** START OF Source data **

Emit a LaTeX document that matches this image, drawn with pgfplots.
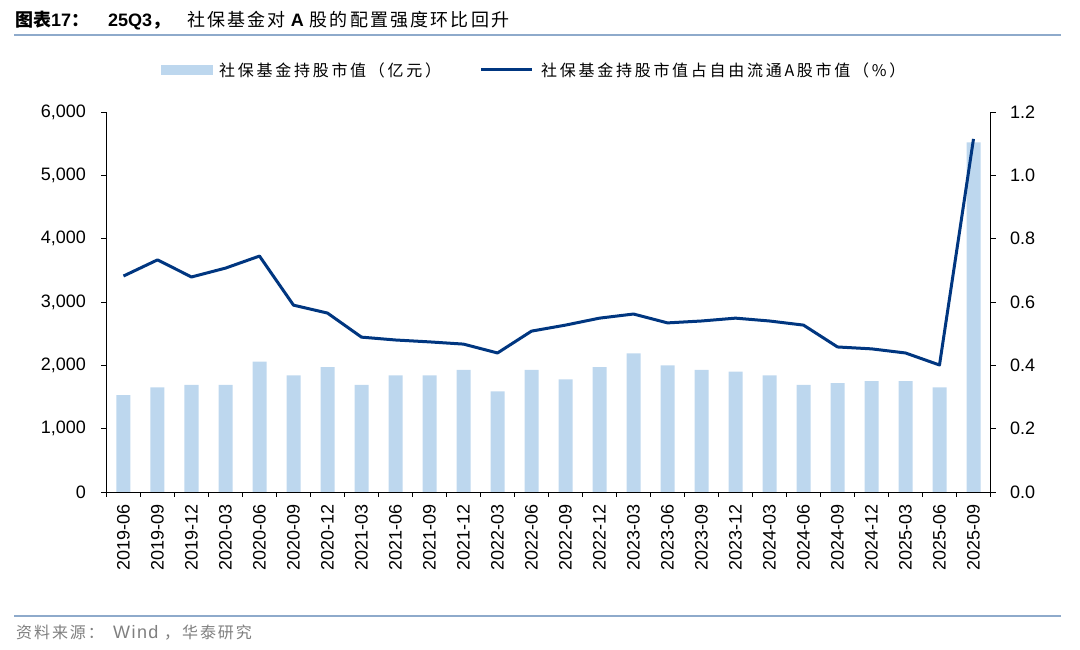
\documentclass[border=0pt]{standalone}
\usepackage{fontspec}
\setmainfont{Liberation Sans}
\newfontfamily\cjk{Noto Sans CJK SC}
\newfontfamily\cjkt[LetterSpace=12]{Noto Sans CJK SC}
\newfontfamily\cjksp[LetterSpace=17]{Noto Sans CJK SC}
\newfontfamily\cjksrc[LetterSpace=12]{Noto Sans CJK SC}
\newfontfamily\latsp[LetterSpace=8]{Liberation Sans}
\usepackage{pgfplots}
\usepackage{pgfplotstable}
\pgfplotsset{compat=1.18}

\definecolor{barblue}{HTML}{BDD7EE}
\definecolor{linenavy}{HTML}{003680}
\definecolor{rulegray}{HTML}{8EAACB}
\definecolor{srcgray}{HTML}{7F7F7F}

% x: quarter index, val: holdings (100m CNY), pct: share of free-float A (%)
\pgfplotstableread{
x val pct
0 1530 0.682
1 1650 0.733
2 1690 0.679
3 1690 0.707
4 2060 0.745
5 1840 0.590
6 1970 0.565
7 1690 0.489
8 1840 0.480
9 1840 0.474
10 1930 0.467
11 1590 0.439
12 1930 0.508
13 1780 0.527
14 1970 0.549
15 2190 0.562
16 2000 0.534
17 1930 0.540
18 1900 0.549
19 1840 0.540
20 1690 0.527
21 1720 0.458
22 1750 0.452
23 1750 0.439
24 1650 0.401
25 5520 1.115
}\datatable

\pgfplotsset{
  base/.style={
    scale only axis, width=884pt, height=380pt,
    at={(106.5pt,158pt)}, anchor=south west,
    xmin=-0.5, xmax=25.5, ymin=0,
    axis line style={-, black, line width=0.8pt},
    tick align=outside, tick style={black, line width=0.8pt},
    major tick length=5pt, minor tick length=5pt,
    tick label style={font=\fontsize{18}{18}\selectfont},
    /pgf/number format/assume math mode=true,
  }
}

\begin{document}
\begin{tikzpicture}[x=1pt,y=1pt]
\useasboundingbox (0,0) rectangle (1080,650);

% title
\node[anchor=base west, inner sep=0pt, font=\fontsize{18}{18}\selectfont] at (15,623)
  {{\cjk\bfseries 图表}{\bfseries 17}{\cjk\bfseries ：}};
\node[anchor=base west, inner sep=0pt, font=\fontsize{18}{18}\selectfont] at (108,623)
  {{\bfseries 25Q3}{\cjk\bfseries ，}};
\node[anchor=base west, inner sep=0pt, font=\fontsize{18}{18}\selectfont] at (187,623)
  {{\cjkt 社保基金对}\hspace{5pt}{\bfseries A}\hspace{6pt}{\cjkt 股的配置强度环比回升}};
\draw[rulegray, line width=2pt] (14,615) -- (1061,615);

% legend
\fill[barblue] (161,575) rectangle (213,585);
\node[anchor=west, inner sep=0pt, font=\fontsize{16}{16}\selectfont] at (219,580)
  {\cjksp 社保基金持股市值（亿元）};
\draw[linenavy, line width=3pt] (481,580) -- (532,580);
\node[anchor=west, inner sep=0pt, font=\fontsize{16}{16}\selectfont] at (541,580)
  {\cjksp 社保基金持股市值占自由流通A股市值（\%）};

\begin{axis}[base,
  ymax=6000,
  axis y line*=left, axis x line*=bottom,
  ytick={0,1000,...,6000},
  yticklabel style={xshift=-12pt},
  /pgf/number format/1000 sep={,},
  xtick={0,...,25},
  xticklabels={2019-06,2019-09,2019-12,2020-03,2020-06,2020-09,2020-12,2021-03,2021-06,2021-09,2021-12,2022-03,2022-06,2022-09,2022-12,2023-03,2023-06,2023-09,2023-12,2024-03,2024-06,2024-09,2024-12,2025-03,2025-06,2025-09},
  x tick label style={rotate=90, anchor=east, yshift=0pt, xshift=-4pt},
  major x tick style={draw=none},
  minor xtick={-0.5,0.5,...,25.5},
]
\addplot[ybar, bar width=14pt, fill=barblue, draw=none] table[x=x, y=val] {\datatable};
\end{axis}

\begin{axis}[base,
  ymax=1.2,
  axis y line*=right, axis x line=none,
  ytick={0,0.2,...,1.2},
  yticklabel style={xshift=11pt, /pgf/number format/.cd, fixed, fixed zerofill, precision=1},
]
\addplot[linenavy, line width=3pt, line join=round] table[x=x, y=pct] {\datatable};
\end{axis}

% source
\draw[rulegray, line width=1.5pt] (14,34) -- (1061,34);
\node[anchor=base west, inner sep=0pt, text=srcgray, font=\fontsize{16}{16}\selectfont] at (16,11)
  {\cjksrc 资料来源：};
\node[anchor=base west, inner sep=0pt, text=srcgray, font=\fontsize{18}{18}\selectfont] at (113,11)
  {\latsp Wind};
\node[anchor=base west, inner sep=0pt, text=srcgray, font=\fontsize{16}{16}\selectfont] at (164,11)
  {\cjksrc ，华泰研究};
\end{tikzpicture}
\end{document}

** END OF Source data **

Instruction: Output the data exactly. Pictures don't belong in the result.

Final result:
Emit a LaTeX document that matches this image, drawn with pgfplots.
\documentclass[border=0pt]{standalone}
\usepackage{fontspec}
\setmainfont{Liberation Sans}
\newfontfamily\cjk{Noto Sans CJK SC}
\newfontfamily\cjkt[LetterSpace=12]{Noto Sans CJK SC}
\newfontfamily\cjksp[LetterSpace=17]{Noto Sans CJK SC}
\newfontfamily\cjksrc[LetterSpace=12]{Noto Sans CJK SC}
\newfontfamily\latsp[LetterSpace=8]{Liberation Sans}
\usepackage{pgfplots}
\usepackage{pgfplotstable}
\pgfplotsset{compat=1.18}

\definecolor{barblue}{HTML}{BDD7EE}
\definecolor{linenavy}{HTML}{003680}
\definecolor{rulegray}{HTML}{8EAACB}
\definecolor{srcgray}{HTML}{7F7F7F}

% x: quarter index, val: holdings (100m CNY), pct: share of free-float A (%)
\pgfplotstableread{
x val pct
0 1530 0.682
1 1650 0.733
2 1690 0.679
3 1690 0.707
4 2060 0.745
5 1840 0.590
6 1970 0.565
7 1690 0.489
8 1840 0.480
9 1840 0.474
10 1930 0.467
11 1590 0.439
12 1930 0.508
13 1780 0.527
14 1970 0.549
15 2190 0.562
16 2000 0.534
17 1930 0.540
18 1900 0.549
19 1840 0.540
20 1690 0.527
21 1720 0.458
22 1750 0.452
23 1750 0.439
24 1650 0.401
25 5520 1.115
}\datatable

\pgfplotsset{
  base/.style={
    scale only axis, width=884pt, height=380pt,
    at={(106.5pt,158pt)}, anchor=south west,
    xmin=-0.5, xmax=25.5, ymin=0,
    axis line style={-, black, line width=0.8pt},
    tick align=outside, tick style={black, line width=0.8pt},
    major tick length=5pt, minor tick length=5pt,
    tick label style={font=\fontsize{18}{18}\selectfont},
    /pgf/number format/assume math mode=true,
  }
}

\begin{document}
\begin{tikzpicture}[x=1pt,y=1pt]
\useasboundingbox (0,0) rectangle (1080,650);

% title
\node[anchor=base west, inner sep=0pt, font=\fontsize{18}{18}\selectfont] at (15,623)
  {{\cjk\bfseries 图表}{\bfseries 17}{\cjk\bfseries ：}};
\node[anchor=base west, inner sep=0pt, font=\fontsize{18}{18}\selectfont] at (108,623)
  {{\bfseries 25Q3}{\cjk\bfseries ，}};
\node[anchor=base west, inner sep=0pt, font=\fontsize{18}{18}\selectfont] at (187,623)
  {{\cjkt 社保基金对}\hspace{5pt}{\bfseries A}\hspace{6pt}{\cjkt 股的配置强度环比回升}};
\draw[rulegray, line width=2pt] (14,615) -- (1061,615);

% legend
\fill[barblue] (161,575) rectangle (213,585);
\node[anchor=west, inner sep=0pt, font=\fontsize{16}{16}\selectfont] at (219,580)
  {\cjksp 社保基金持股市值（亿元）};
\draw[linenavy, line width=3pt] (481,580) -- (532,580);
\node[anchor=west, inner sep=0pt, font=\fontsize{16}{16}\selectfont] at (541,580)
  {\cjksp 社保基金持股市值占自由流通A股市值（\%）};

\begin{axis}[base,
  ymax=6000,
  axis y line*=left, axis x line*=bottom,
  ytick={0,1000,...,6000},
  yticklabel style={xshift=-12pt},
  /pgf/number format/1000 sep={,},
  xtick={0,...,25},
  xticklabels={2019-06,2019-09,2019-12,2020-03,2020-06,2020-09,2020-12,2021-03,2021-06,2021-09,2021-12,2022-03,2022-06,2022-09,2022-12,2023-03,2023-06,2023-09,2023-12,2024-03,2024-06,2024-09,2024-12,2025-03,2025-06,2025-09},
  x tick label style={rotate=90, anchor=east, yshift=0pt, xshift=-4pt},
  major x tick style={draw=none},
  minor xtick={-0.5,0.5,...,25.5},
]
\addplot[ybar, bar width=14pt, fill=barblue, draw=none] table[x=x, y=val] {\datatable};
\end{axis}

\begin{axis}[base,
  ymax=1.2,
  axis y line*=right, axis x line=none,
  ytick={0,0.2,...,1.2},
  yticklabel style={xshift=11pt, /pgf/number format/.cd, fixed, fixed zerofill, precision=1},
]
\addplot[linenavy, line width=3pt, line join=round] table[x=x, y=pct] {\datatable};
\end{axis}

% source
\draw[rulegray, line width=1.5pt] (14,34) -- (1061,34);
\node[anchor=base west, inner sep=0pt, text=srcgray, font=\fontsize{16}{16}\selectfont] at (16,11)
  {\cjksrc 资料来源：};
\node[anchor=base west, inner sep=0pt, text=srcgray, font=\fontsize{18}{18}\selectfont] at (113,11)
  {\latsp Wind};
\node[anchor=base west, inner sep=0pt, text=srcgray, font=\fontsize{16}{16}\selectfont] at (164,11)
  {\cjksrc ，华泰研究};
\end{tikzpicture}
\end{document}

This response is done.